▶ _Directions_: Pictures in the data should be dropped; transcribe exactly the lines from the one that has "Convert this chart to matplotlib code." through the one that has "0.278], [], [0.309]]".

▶ _Extracted data_:

....

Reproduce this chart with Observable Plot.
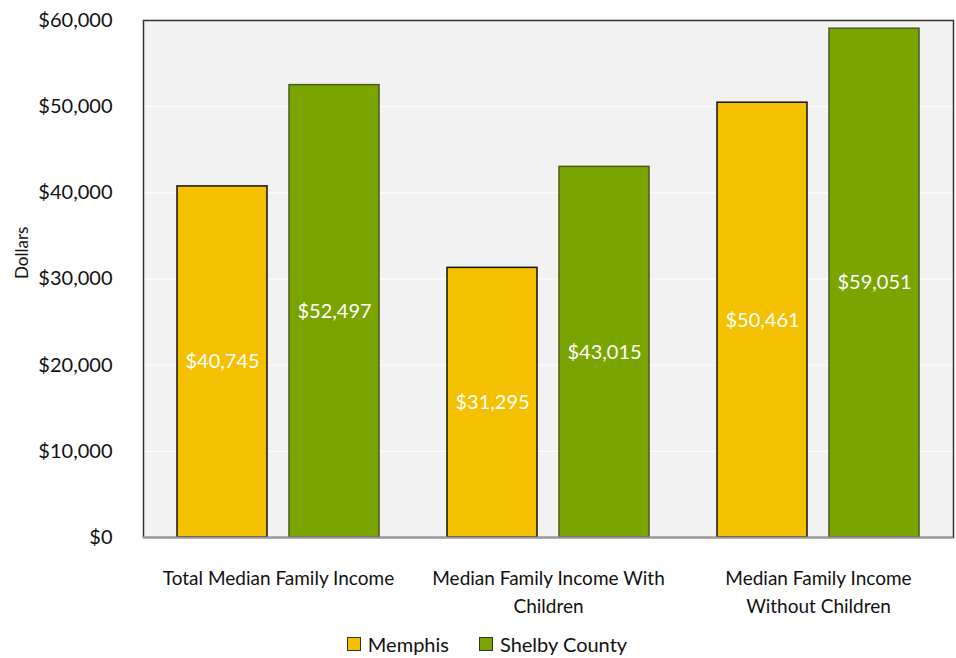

....

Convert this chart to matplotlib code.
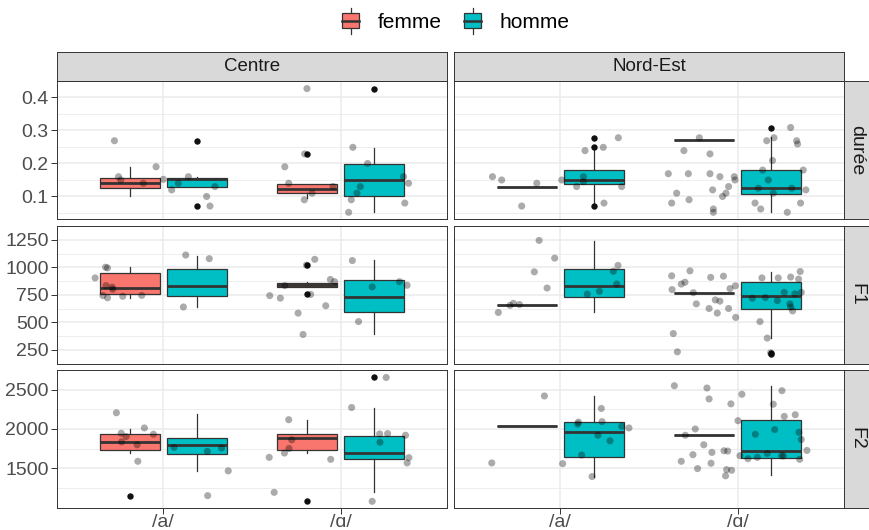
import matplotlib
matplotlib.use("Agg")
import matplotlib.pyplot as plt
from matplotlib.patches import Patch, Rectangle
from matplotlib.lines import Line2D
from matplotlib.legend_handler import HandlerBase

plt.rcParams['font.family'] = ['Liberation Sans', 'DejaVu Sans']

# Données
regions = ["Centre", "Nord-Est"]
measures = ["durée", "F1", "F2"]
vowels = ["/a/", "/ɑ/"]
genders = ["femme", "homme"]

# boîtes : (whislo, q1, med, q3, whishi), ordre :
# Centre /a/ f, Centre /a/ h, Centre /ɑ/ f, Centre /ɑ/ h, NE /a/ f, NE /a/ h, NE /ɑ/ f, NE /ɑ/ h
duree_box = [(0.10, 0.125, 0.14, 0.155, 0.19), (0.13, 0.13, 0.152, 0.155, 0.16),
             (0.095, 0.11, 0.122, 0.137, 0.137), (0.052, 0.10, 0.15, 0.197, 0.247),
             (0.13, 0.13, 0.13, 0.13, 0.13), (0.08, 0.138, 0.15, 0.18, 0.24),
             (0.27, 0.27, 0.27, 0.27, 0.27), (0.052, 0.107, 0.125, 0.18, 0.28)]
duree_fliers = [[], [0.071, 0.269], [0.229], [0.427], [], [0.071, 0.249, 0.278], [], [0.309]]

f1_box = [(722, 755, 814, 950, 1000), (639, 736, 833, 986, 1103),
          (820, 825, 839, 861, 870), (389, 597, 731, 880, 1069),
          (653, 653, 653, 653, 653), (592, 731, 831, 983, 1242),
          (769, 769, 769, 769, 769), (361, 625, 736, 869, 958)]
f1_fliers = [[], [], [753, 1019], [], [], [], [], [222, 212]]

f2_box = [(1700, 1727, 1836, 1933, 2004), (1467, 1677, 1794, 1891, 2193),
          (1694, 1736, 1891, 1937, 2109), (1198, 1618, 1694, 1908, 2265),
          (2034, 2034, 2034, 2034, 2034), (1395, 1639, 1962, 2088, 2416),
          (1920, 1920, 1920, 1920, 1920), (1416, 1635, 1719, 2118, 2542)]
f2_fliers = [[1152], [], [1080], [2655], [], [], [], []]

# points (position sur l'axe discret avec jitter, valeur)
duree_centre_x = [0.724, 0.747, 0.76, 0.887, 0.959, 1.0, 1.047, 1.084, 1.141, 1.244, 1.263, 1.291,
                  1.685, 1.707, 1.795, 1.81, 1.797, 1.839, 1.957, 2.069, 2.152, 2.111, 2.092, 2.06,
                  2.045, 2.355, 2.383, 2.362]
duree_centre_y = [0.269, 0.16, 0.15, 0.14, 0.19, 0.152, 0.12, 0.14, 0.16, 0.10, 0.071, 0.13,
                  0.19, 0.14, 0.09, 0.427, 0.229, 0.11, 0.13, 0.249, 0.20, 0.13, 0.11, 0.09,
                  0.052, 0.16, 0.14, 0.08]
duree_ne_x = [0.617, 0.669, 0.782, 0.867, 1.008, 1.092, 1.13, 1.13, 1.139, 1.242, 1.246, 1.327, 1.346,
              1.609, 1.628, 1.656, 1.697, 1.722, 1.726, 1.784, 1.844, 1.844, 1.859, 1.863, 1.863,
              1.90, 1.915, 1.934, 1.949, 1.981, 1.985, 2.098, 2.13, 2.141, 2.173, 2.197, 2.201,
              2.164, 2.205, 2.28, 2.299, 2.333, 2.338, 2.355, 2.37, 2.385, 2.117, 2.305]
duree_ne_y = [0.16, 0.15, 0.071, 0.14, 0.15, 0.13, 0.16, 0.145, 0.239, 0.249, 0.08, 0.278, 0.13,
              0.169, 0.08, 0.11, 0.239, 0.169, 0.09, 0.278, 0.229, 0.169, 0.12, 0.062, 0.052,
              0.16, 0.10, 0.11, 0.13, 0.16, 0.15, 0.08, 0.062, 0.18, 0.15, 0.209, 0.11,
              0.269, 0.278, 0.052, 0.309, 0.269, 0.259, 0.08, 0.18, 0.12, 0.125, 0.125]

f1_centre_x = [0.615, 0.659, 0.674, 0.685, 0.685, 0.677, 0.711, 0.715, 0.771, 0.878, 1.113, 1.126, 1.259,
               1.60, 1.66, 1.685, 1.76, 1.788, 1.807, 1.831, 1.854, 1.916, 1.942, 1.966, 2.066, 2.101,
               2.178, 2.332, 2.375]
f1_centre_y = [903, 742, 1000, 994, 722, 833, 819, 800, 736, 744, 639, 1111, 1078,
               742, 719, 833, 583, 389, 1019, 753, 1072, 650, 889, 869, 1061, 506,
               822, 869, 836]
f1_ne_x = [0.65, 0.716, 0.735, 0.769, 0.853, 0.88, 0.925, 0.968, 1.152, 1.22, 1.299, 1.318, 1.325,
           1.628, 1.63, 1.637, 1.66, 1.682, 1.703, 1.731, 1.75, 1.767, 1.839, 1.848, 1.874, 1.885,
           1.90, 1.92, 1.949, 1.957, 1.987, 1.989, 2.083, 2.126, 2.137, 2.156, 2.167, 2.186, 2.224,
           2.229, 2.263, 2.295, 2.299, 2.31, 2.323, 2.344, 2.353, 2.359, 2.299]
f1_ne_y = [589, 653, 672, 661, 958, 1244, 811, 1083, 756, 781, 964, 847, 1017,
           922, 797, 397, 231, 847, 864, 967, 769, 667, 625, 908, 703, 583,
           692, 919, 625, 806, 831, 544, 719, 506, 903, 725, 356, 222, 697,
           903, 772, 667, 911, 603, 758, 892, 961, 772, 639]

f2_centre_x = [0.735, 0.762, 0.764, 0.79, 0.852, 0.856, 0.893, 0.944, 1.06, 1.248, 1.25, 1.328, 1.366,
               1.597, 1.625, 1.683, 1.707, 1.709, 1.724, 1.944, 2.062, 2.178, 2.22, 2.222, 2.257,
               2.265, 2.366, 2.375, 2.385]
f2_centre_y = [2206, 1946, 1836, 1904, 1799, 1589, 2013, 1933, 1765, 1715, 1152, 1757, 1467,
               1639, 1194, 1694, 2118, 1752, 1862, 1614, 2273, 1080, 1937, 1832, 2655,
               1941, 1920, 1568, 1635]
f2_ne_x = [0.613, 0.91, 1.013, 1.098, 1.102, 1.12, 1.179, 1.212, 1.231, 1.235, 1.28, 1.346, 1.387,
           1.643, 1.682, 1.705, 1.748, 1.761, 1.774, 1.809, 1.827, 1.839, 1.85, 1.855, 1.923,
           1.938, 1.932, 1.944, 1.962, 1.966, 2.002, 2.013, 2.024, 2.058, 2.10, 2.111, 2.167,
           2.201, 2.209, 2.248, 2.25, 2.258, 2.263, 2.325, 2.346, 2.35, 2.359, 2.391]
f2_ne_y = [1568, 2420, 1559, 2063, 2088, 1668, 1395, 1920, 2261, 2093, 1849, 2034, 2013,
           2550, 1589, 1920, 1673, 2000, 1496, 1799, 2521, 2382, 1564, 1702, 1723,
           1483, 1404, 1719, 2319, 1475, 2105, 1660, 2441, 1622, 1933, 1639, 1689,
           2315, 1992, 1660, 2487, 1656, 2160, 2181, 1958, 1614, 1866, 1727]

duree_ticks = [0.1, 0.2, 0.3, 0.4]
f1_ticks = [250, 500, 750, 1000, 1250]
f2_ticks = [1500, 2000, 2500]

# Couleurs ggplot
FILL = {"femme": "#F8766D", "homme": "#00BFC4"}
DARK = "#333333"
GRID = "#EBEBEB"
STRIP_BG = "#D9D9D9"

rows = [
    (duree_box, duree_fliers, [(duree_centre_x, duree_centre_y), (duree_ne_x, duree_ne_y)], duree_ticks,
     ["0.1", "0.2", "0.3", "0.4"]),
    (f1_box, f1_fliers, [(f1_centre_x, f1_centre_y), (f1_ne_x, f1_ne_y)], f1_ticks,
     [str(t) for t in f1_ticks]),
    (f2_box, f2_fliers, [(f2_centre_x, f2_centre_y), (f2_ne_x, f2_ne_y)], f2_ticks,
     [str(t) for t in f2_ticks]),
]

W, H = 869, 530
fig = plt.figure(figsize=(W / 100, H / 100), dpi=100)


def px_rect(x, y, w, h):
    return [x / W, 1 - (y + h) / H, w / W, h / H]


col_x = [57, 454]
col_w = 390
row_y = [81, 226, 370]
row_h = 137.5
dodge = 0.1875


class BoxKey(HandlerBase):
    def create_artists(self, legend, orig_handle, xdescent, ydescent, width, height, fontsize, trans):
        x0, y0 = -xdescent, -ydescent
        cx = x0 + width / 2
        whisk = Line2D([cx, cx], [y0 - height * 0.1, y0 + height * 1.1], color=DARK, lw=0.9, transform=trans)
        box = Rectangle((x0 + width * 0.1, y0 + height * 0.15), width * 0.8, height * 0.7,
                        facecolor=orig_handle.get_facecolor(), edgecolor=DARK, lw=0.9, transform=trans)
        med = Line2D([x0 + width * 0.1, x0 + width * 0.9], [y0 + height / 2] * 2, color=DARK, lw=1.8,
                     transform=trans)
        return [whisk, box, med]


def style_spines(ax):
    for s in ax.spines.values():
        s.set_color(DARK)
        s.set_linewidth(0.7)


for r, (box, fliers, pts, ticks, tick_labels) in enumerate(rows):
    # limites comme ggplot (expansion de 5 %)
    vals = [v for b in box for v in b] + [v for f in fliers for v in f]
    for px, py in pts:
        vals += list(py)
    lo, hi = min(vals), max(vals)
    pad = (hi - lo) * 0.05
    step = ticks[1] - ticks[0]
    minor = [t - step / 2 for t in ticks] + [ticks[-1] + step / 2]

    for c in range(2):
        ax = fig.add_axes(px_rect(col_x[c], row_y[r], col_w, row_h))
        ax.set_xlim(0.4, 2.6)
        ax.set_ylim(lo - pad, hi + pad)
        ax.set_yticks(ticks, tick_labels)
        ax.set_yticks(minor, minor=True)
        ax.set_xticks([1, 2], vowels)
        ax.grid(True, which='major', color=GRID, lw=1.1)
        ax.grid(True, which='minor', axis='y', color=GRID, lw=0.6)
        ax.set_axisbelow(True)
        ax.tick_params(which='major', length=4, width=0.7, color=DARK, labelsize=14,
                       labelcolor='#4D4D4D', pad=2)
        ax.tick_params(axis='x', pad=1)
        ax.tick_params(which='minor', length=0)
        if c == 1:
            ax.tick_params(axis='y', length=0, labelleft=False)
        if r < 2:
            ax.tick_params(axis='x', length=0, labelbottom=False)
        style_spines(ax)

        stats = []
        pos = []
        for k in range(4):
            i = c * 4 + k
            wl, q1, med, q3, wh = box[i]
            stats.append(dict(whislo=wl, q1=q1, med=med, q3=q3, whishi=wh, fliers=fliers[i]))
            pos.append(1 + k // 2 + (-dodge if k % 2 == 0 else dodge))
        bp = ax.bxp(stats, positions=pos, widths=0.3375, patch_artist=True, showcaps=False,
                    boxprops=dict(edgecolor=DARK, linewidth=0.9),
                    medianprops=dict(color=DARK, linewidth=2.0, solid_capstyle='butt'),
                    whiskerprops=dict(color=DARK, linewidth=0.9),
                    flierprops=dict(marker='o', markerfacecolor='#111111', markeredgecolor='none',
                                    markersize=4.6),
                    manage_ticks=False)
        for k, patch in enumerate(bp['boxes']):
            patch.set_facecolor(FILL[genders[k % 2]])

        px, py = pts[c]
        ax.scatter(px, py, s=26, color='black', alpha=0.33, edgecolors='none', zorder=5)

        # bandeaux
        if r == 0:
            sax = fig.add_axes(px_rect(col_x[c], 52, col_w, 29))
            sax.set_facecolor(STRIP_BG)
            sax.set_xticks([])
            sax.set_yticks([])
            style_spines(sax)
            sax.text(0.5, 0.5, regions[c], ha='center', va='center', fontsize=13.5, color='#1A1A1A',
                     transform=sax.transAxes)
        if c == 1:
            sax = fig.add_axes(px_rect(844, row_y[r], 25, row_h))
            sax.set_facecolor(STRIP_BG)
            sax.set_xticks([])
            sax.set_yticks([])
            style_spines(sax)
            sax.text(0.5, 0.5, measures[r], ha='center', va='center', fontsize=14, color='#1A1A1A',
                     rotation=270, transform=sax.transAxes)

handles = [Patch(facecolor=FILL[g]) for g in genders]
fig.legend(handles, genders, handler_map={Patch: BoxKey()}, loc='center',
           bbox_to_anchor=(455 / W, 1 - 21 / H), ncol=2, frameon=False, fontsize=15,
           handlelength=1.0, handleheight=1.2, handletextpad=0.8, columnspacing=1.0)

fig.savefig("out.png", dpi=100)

....

▶ _Worked answer_:
Convert this chart to matplotlib code.
import matplotlib
matplotlib.use("Agg")
import matplotlib.pyplot as plt
from matplotlib.patches import Patch, Rectangle
from matplotlib.lines import Line2D
from matplotlib.legend_handler import HandlerBase

plt.rcParams['font.family'] = ['Liberation Sans', 'DejaVu Sans']

# Données
regions = ["Centre", "Nord-Est"]
measures = ["durée", "F1", "F2"]
vowels = ["/a/", "/ɑ/"]
genders = ["femme", "homme"]

# boîtes : (whislo, q1, med, q3, whishi), ordre :
# Centre /a/ f, Centre /a/ h, Centre /ɑ/ f, Centre /ɑ/ h, NE /a/ f, NE /a/ h, NE /ɑ/ f, NE /ɑ/ h
duree_box = [(0.10, 0.125, 0.14, 0.155, 0.19), (0.13, 0.13, 0.152, 0.155, 0.16),
             (0.095, 0.11, 0.122, 0.137, 0.137), (0.052, 0.10, 0.15, 0.197, 0.247),
             (0.13, 0.13, 0.13, 0.13, 0.13), (0.08, 0.138, 0.15, 0.18, 0.24),
             (0.27, 0.27, 0.27, 0.27, 0.27), (0.052, 0.107, 0.125, 0.18, 0.28)]
duree_fliers = [[], [0.071, 0.269], [0.229], [0.427], [], [0.071, 0.249, 0.278], [], [0.309]]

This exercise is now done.